> [Dataset content]:
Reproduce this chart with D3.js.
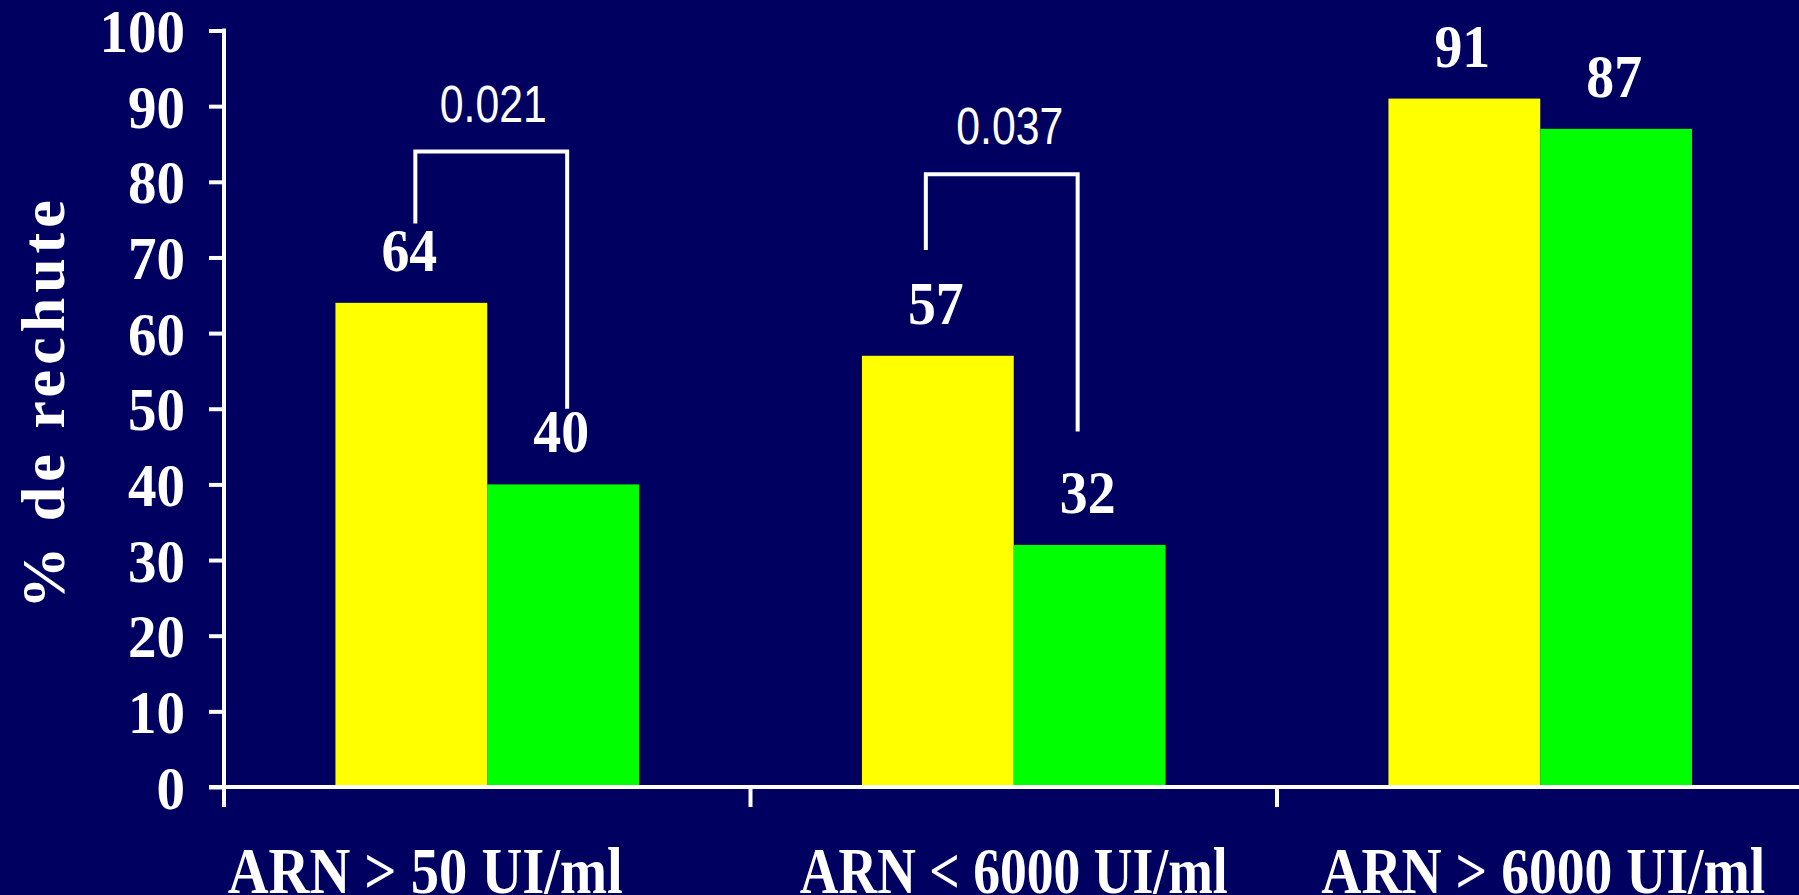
<!DOCTYPE html>
<html>
<head>
<meta charset="utf-8">
<script src="https://cdn.jsdelivr.net/npm/d3@7/dist/d3.min.js"></script>
<style>
  html, body { margin: 0; padding: 0; background: #000060; }
  svg { display: block; }
</style>
</head>
<body>
<svg id="chart" width="1799" height="895"></svg>
<script>
// Relapse rate by viral load group (two arms per group)
const categories = ["ARN > 50 UI/ml", "ARN < 6000 UI/ml", "ARN > 6000 UI/ml"];
const seriesNames = ["A", "B"];
const seriesA = [64, 57, 91];
const seriesB = [40, 32, 87];
const yTicks = [0, 10, 20, 30, 40, 50, 60, 70, 80, 90, 100];
const yTitle = "% de rechute";

// Significance brackets between the two arms
const pLabels = ["0.021", "0.037"];
const pCategory = ["ARN > 50 UI/ml", "ARN < 6000 UI/ml"];
const pTop = [84, 81];
const pLeftEnd = [74.5, 71];
const pRightEnd = [50, 47];

const W = 1799, H = 895;
const colors = { A: "#ffff00", B: "#00ff00" };
const bg = "#000060";
const serif = "'Liberation Serif', 'Times New Roman', serif";
const sans = "'Liberation Sans', Arial, sans-serif";

const svg = d3.select("#chart");
svg.append("rect").attr("width", W).attr("height", H).attr("fill", bg);

const x0 = 224, xEnd = 1803.5, y0 = 787, yTop = 30.5;

const x = d3.scaleBand().domain(categories).range([x0, xEnd]).padding(0);
const xi = d3.scaleBand().domain(seriesNames).range([0, x.bandwidth()])
  .paddingInner(0).paddingOuter(0.734);
const y = d3.scaleLinear().domain([0, 100]).range([y0, yTop]);

const rows = categories.map((c, i) => ({ cat: c, values: [
  { key: "A", v: seriesA[i] }, { key: "B", v: seriesB[i] }
]}));

// Bars
const groups = svg.append("g").selectAll("g").data(rows).join("g")
  .attr("transform", d => `translate(${x(d.cat)},0)`);
groups.selectAll("rect").data(d => d.values).join("rect")
  .attr("x", d => xi(d.key))
  .attr("y", d => y(d.v))
  .attr("width", xi.bandwidth())
  .attr("height", d => y(0) - y(d.v))
  .attr("fill", d => colors[d.key]);

// Value labels above bars
groups.selectAll("g.val").data(d => d.values).join("g")
  .attr("class", "val")
  .attr("transform", d => `translate(${xi(d.key) + xi.bandwidth() / 2 - 2},${y(d.v) - 32}) scale(0.9,1)`)
  .append("text")
  .attr("text-anchor", "middle")
  .attr("fill", "#fff")
  .style("font-family", serif)
  .style("font-weight", "bold")
  .style("font-size", "62px")
  .text(d => d.v);

// Y axis
const yAxis = d3.axisLeft(y).tickValues(yTicks).tickSize(15).tickSizeOuter(0).tickPadding(24);
const gy = svg.append("g").attr("transform", `translate(${x0},0)`).call(yAxis);
gy.select(".domain").remove();
gy.selectAll(".tick line").attr("stroke", "#fff").attr("stroke-width", 4);
gy.selectAll(".tick text")
  .attr("fill", "#fff")
  .style("font-family", serif)
  .style("font-weight", "bold")
  .style("font-size", "62px")
  .attr("dy", "0.34em")
  .attr("transform", "scale(0.92,1)")
  .attr("x", -39 / 0.92);
// axis lines
svg.append("line").attr("x1", x0).attr("x2", x0).attr("y1", y(100) - 2).attr("y2", y0 + 20)
  .attr("stroke", "#fff").attr("stroke-width", 4);
svg.append("line").attr("x1", x0 - 15).attr("x2", W).attr("y1", y0).attr("y2", y0)
  .attr("stroke", "#fff").attr("stroke-width", 4);

// X ticks at band boundaries
svg.append("g").selectAll("line").data(categories).join("line")
  .attr("x1", d => x(d)).attr("x2", d => x(d))
  .attr("y1", y0).attr("y2", y0 + 20)
  .attr("stroke", "#fff").attr("stroke-width", 4);

// X labels (condensed to fixed widths)
const labelShift = [-62, 0, 3];
const labelWidth = [395, 428, 444];
svg.append("g").selectAll("text").data(categories).join("text")
  .attr("x", (d, i) => x(d) + x.bandwidth() / 2 + labelShift[i])
  .attr("y", 893)
  .attr("text-anchor", "middle")
  .attr("textLength", (d, i) => labelWidth[i])
  .attr("lengthAdjust", "spacingAndGlyphs")
  .attr("fill", "#fff")
  .style("font-family", serif)
  .style("font-weight", "bold")
  .style("font-size", "65px")
  .text(d => d);

// Y title
svg.append("text")
  .attr("transform", "translate(64,402) rotate(-90)")
  .attr("text-anchor", "middle")
  .attr("fill", "#fff")
  .style("font-family", serif)
  .style("font-weight", "bold")
  .style("font-size", "62px")
  .style("letter-spacing", "5px")
  .text(yTitle);

// Brackets with p-values
const bracketShift = [4, -12];
const textShift = [2, 8];
pLabels.forEach((p, i) => {
  const cx = x(pCategory[i]);
  const xl = cx + xi("A") + xi.bandwidth() / 2 + bracketShift[i];
  const xr = cx + xi("B") + xi.bandwidth() / 2 + bracketShift[i];
  const yt = y(pTop[i]);
  svg.append("path")
    .attr("d", `M${xl},${y(pLeftEnd[i])}V${yt}H${xr}V${y(pRightEnd[i])}`)
    .attr("fill", "none")
    .attr("stroke", "#fff")
    .attr("stroke-width", 4);
  svg.append("g")
    .attr("transform", `translate(${(xl + xr) / 2 + textShift[i]},${yt - 30}) scale(0.84,1)`)
    .append("text")
    .attr("text-anchor", "middle")
    .attr("fill", "#fff")
    .style("font-family", sans)
    .style("font-size", "51px")
    .text(p);
});
</script>
</body>
</html>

> [Stated problem]: Of the lines in this material, state how many hold the string "chart". Write no other words.

> [Complete response]: 3